Purpose: The authors developed scaling methods that monotonically transform the output of one classifier to the "scale" of another. Such transformations affect the distribution of classifier output while leaving the ROC curve unchanged. In particular, they investigated transformations between radiologists and computer classifiers, with the goal of addressing the problem of comparing and interpreting case-specific values of output from two classifiers.
Methods: Using both simulated and radiologists' rating data of breast imaging cases, the authors investigated a likelihood-ratio-scaling transformation, based on "matching" classifier likelihood ratios. For comparison, three other scaling transformations were investigated that were based on matching classifier true positive fraction, false positive fraction, or cumulative distribution function, respectively. The authors explored modifying the computer output to reflect the scale of the radiologist, as well as modifying the radiologist's ratings to reflect the scale of the computer. They also evaluated how dataset size affects the transformations.
Results: When ROC curves of two classifiers differed substantially, the four transformations were found to be quite different. The likelihood-ratio scaling transformation was found to vary widely from radiologist to radiologist. Similar results were found for the other transformations.
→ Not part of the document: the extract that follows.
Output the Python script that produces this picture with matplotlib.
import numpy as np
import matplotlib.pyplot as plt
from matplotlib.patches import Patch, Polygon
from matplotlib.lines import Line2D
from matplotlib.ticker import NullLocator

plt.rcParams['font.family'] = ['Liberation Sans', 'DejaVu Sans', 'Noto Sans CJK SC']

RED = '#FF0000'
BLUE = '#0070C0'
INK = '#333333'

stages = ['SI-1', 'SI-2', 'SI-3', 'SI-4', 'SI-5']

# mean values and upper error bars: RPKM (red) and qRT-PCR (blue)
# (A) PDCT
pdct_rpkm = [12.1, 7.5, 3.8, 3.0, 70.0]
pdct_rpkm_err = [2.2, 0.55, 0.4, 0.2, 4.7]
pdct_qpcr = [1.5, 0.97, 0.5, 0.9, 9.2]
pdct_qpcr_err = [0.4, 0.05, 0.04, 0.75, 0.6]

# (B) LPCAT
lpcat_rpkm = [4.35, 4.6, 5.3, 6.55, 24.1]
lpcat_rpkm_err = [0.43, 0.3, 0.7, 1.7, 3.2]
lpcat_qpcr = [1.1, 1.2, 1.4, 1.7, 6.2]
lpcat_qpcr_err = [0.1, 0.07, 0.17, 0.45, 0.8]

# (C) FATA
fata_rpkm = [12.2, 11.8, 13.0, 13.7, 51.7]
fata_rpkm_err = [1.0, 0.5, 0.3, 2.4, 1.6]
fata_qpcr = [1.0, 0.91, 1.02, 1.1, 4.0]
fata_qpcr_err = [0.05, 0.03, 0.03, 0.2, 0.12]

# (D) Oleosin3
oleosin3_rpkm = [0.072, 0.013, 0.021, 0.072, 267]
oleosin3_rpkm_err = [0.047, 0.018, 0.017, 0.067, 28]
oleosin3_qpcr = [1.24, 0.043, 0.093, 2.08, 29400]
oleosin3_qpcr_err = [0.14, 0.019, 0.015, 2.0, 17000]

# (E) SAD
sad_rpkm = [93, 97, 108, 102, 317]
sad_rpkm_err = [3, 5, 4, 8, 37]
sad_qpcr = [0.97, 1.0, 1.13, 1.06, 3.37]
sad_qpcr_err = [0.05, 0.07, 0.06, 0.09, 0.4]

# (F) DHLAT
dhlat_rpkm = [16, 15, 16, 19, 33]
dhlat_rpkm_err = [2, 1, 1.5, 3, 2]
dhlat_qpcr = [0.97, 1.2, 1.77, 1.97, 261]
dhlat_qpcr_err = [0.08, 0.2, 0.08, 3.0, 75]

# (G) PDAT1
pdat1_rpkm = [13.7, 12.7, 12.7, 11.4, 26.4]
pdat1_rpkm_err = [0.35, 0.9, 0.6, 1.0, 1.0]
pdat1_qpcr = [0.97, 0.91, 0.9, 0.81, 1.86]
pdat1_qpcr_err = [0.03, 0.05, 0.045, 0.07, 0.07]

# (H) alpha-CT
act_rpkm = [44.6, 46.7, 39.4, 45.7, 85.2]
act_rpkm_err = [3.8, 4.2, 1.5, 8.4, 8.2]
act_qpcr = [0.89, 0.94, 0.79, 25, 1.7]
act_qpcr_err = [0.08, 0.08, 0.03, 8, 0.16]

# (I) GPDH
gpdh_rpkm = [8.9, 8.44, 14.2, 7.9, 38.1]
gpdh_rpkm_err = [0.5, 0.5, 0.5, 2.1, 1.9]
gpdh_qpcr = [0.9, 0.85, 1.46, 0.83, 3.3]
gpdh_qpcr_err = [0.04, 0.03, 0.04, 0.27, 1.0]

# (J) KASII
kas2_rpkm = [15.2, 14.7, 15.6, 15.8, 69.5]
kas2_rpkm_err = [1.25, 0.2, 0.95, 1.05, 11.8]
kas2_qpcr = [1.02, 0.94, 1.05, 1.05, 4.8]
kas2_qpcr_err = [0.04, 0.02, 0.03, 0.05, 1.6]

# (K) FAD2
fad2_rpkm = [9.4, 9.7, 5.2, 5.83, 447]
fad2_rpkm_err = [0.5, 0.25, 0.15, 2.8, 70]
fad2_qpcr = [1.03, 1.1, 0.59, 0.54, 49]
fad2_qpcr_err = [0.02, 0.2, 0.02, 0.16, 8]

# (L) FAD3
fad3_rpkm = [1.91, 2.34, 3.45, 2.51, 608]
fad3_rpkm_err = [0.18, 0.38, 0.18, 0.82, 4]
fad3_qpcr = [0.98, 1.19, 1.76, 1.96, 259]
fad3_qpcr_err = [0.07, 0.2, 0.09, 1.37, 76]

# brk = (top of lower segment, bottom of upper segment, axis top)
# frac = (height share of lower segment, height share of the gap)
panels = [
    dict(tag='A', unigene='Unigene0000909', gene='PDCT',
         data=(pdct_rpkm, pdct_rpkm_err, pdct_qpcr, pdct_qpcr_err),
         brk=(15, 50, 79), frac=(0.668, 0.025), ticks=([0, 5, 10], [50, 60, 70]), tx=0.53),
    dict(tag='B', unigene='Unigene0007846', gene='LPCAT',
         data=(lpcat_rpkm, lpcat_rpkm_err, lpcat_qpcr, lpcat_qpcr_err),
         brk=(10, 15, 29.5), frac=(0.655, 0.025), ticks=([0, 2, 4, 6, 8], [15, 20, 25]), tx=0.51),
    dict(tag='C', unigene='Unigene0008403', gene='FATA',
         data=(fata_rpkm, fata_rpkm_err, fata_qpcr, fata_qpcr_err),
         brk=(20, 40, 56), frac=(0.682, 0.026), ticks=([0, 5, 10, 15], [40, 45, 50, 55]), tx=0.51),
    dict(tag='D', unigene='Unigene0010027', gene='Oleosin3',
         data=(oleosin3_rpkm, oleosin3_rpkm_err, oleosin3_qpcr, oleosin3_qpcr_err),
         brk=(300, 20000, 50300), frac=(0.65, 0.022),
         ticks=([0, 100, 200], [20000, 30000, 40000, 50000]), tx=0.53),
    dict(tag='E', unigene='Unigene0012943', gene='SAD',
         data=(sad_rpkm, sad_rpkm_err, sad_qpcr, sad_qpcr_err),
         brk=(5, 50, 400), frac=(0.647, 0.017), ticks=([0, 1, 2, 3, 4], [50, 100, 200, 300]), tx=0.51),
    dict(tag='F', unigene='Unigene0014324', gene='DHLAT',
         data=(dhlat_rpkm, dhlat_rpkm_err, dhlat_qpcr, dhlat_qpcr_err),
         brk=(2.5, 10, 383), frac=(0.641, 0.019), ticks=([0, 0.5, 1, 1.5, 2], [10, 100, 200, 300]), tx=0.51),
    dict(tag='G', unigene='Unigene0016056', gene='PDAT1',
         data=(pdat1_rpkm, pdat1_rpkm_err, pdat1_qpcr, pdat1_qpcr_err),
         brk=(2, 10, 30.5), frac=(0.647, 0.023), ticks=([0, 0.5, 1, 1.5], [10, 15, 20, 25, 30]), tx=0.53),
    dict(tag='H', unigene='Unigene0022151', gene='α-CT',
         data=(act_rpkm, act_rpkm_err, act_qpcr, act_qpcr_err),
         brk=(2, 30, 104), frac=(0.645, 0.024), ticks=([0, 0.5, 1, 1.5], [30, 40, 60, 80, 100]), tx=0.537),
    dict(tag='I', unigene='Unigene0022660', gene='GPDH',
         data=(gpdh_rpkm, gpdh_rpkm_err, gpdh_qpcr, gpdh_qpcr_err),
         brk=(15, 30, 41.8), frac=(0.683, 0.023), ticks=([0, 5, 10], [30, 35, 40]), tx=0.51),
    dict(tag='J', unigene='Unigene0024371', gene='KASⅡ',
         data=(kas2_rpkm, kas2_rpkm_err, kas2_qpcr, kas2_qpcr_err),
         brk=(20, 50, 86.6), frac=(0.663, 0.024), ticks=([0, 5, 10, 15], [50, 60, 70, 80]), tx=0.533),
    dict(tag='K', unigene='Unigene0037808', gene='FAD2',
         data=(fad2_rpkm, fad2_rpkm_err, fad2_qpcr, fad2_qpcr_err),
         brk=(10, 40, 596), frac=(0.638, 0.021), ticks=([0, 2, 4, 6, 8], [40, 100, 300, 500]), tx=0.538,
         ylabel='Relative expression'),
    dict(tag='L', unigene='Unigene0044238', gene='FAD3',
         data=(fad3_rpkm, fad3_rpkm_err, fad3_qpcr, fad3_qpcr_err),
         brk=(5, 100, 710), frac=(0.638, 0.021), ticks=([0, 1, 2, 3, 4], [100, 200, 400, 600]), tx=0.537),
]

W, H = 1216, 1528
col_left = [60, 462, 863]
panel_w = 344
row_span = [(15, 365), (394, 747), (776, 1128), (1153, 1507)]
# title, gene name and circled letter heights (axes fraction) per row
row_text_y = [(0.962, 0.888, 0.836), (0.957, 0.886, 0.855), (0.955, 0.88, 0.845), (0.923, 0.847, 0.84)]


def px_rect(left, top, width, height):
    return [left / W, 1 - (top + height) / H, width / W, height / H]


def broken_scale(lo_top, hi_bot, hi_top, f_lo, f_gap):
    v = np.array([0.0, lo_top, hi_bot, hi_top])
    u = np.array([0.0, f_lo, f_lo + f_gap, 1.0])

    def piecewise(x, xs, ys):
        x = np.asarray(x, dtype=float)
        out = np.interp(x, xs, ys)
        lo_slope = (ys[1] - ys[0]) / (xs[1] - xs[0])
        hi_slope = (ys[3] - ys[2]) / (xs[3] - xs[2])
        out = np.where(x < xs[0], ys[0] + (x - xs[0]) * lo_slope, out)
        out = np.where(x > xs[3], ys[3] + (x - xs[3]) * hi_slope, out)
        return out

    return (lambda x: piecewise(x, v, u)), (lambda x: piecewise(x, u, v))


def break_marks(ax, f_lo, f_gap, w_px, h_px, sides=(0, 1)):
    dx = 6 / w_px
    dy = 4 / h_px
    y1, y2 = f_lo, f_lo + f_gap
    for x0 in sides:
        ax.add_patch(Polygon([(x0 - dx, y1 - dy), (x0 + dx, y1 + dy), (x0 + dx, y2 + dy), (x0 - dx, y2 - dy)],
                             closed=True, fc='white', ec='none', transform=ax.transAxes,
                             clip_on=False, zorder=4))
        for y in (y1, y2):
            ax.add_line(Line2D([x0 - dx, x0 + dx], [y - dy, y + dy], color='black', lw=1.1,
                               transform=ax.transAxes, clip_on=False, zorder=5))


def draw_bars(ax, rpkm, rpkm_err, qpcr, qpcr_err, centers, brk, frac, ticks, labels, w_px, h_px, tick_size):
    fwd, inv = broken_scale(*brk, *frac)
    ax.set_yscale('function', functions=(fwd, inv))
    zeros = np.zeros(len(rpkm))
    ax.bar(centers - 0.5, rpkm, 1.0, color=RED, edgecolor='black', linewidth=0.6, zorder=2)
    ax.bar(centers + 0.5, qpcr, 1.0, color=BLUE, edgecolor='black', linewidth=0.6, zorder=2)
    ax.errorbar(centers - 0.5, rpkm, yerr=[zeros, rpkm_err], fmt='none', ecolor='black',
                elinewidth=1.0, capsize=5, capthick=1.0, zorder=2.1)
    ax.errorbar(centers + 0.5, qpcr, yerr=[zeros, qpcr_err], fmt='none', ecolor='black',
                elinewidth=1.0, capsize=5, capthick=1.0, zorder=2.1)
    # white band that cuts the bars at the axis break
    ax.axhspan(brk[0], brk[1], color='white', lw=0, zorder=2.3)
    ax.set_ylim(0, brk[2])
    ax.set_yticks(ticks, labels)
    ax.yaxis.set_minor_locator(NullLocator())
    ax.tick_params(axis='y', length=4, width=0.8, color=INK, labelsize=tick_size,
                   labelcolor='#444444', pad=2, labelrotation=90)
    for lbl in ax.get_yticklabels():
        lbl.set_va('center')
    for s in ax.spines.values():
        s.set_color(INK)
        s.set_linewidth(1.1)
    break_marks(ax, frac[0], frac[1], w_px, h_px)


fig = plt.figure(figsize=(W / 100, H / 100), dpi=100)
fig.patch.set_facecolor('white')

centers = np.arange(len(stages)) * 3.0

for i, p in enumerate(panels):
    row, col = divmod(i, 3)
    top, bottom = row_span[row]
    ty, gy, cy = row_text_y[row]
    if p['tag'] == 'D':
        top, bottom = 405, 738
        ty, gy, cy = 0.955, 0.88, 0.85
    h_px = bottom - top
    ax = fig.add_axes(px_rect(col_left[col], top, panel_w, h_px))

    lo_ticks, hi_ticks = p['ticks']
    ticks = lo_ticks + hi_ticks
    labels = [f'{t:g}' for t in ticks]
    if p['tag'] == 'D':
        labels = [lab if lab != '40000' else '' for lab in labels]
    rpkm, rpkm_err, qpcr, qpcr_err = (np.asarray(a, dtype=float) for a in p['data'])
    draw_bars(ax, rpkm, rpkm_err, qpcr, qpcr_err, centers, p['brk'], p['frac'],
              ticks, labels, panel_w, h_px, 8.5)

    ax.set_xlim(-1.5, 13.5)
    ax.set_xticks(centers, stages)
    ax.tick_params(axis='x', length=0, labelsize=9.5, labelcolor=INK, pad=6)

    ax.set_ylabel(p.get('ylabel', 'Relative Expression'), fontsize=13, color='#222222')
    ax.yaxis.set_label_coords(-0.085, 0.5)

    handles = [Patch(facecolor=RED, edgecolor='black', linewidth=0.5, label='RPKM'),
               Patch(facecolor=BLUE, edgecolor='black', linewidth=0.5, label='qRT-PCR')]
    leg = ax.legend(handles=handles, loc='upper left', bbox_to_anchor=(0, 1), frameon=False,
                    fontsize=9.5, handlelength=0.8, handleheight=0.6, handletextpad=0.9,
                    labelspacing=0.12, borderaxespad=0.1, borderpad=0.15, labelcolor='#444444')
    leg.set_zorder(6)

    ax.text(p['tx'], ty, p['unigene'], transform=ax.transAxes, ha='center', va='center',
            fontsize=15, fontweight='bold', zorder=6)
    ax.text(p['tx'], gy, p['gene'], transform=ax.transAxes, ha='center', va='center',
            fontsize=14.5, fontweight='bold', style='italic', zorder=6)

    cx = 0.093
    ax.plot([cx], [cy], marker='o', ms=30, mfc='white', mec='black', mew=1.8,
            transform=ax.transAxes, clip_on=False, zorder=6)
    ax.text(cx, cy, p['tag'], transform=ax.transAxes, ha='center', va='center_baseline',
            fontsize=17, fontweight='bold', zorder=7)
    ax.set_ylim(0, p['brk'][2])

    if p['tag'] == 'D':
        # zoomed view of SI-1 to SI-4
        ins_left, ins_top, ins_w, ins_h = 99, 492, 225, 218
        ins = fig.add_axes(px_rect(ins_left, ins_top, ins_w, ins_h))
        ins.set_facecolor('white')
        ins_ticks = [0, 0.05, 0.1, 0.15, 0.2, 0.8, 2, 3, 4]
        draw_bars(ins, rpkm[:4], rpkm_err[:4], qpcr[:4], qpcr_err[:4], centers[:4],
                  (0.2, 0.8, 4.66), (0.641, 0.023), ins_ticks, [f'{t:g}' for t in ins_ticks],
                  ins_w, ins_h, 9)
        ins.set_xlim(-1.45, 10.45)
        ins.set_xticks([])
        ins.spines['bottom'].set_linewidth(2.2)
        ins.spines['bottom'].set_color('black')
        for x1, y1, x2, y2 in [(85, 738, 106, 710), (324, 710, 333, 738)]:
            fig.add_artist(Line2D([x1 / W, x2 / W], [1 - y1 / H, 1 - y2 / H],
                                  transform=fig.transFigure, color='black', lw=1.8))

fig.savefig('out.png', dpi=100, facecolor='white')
Our simulations explored the effect of database sizes on the accuracy of the estimation of our scaling transformations.
Conclusions: The likelihood-ratio-scaling transformation that the authors have developed and evaluated was shown to be capable of transforming computer and radiologist outputs to a common scale reliably, thereby allowing the comparison of the computer and radiologist outputs on the basis of a clinically relevant statistic.